In its conclusion, TOSHA recommended Impact Plastics take steps to minimize the possibility of a similar situation from occurring in the future, including developing a site-specific severe weather emergency plan and holding emergency weather drills.
You can read the full report below.
WBIR 10News reached out to attorneys representing the company and the victims’ families for their responses to the TOSHA report. Stephen Ross Johnson, an attorney representing Impact Plastics and its CEO, Gerald O’Connor, sent the following statement:
“Impact Plastics welcomes the results today of Tennessee OSHA’s thorough investigation into the terrible and tragic events of the flood that devastated Erwin on September 27, 2024.
These past months, Impact Plastics and its President and Founder, Gerald O’Connor, have cooperated with the official agencies investigating the flood and events of that day.
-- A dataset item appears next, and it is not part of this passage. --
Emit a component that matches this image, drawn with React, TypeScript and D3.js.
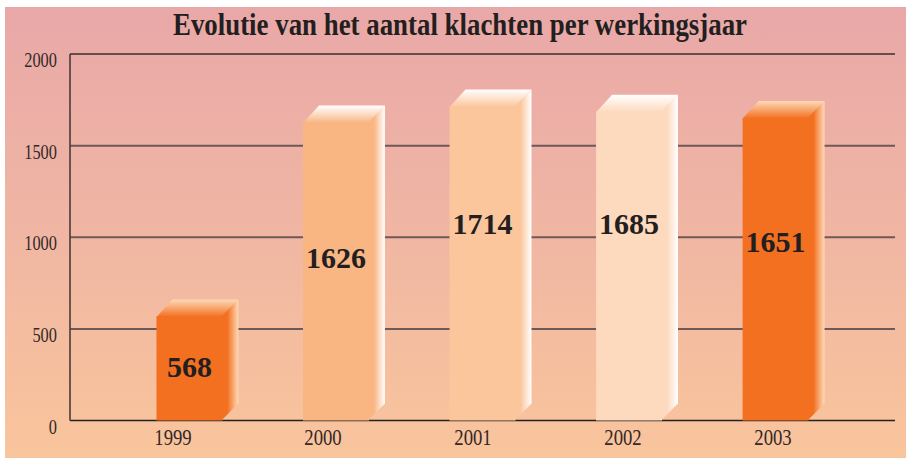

The facts and the truth are now known, and according to the official investigation by Tennessee OSHA, “Impact Plastics, Inc. exercised reasonable diligence in dismissing employees and directing them to leave the site during this emergency.”
Critically, and contrary to what was reported by some in the media, Tennessee OSHA “found no evidence that employees were threatened with termination or forced to work beyond a safe evacuation point.”
Impact Plastics and Gerald O’Connor continue to concentrate on seeing to the needs of members of the Impact Plastics family and grieving over the wonderful people who were lost in the flood. Mr. O’Connor is focused on rebuilding Impact Plastics for the benefit of the employees, the customers, and the community.
Impact Plastics intends to continue to play a vital role in Erwin’s flood recovery.”
Zack Lawson, an attorney representing the family of a person who died during the flooding, also released a statement. It is available below.
“TOSHA’s report ignores multiple witnesses’ testimonies, critical text messages, emergency alert logs, and photographic evidence that tell the real story about Impact Plastics’ fatal failures. We’re grateful that in America, juries – not bureaucrats citing unnamed sources – will decide the truth based on all the evidence.”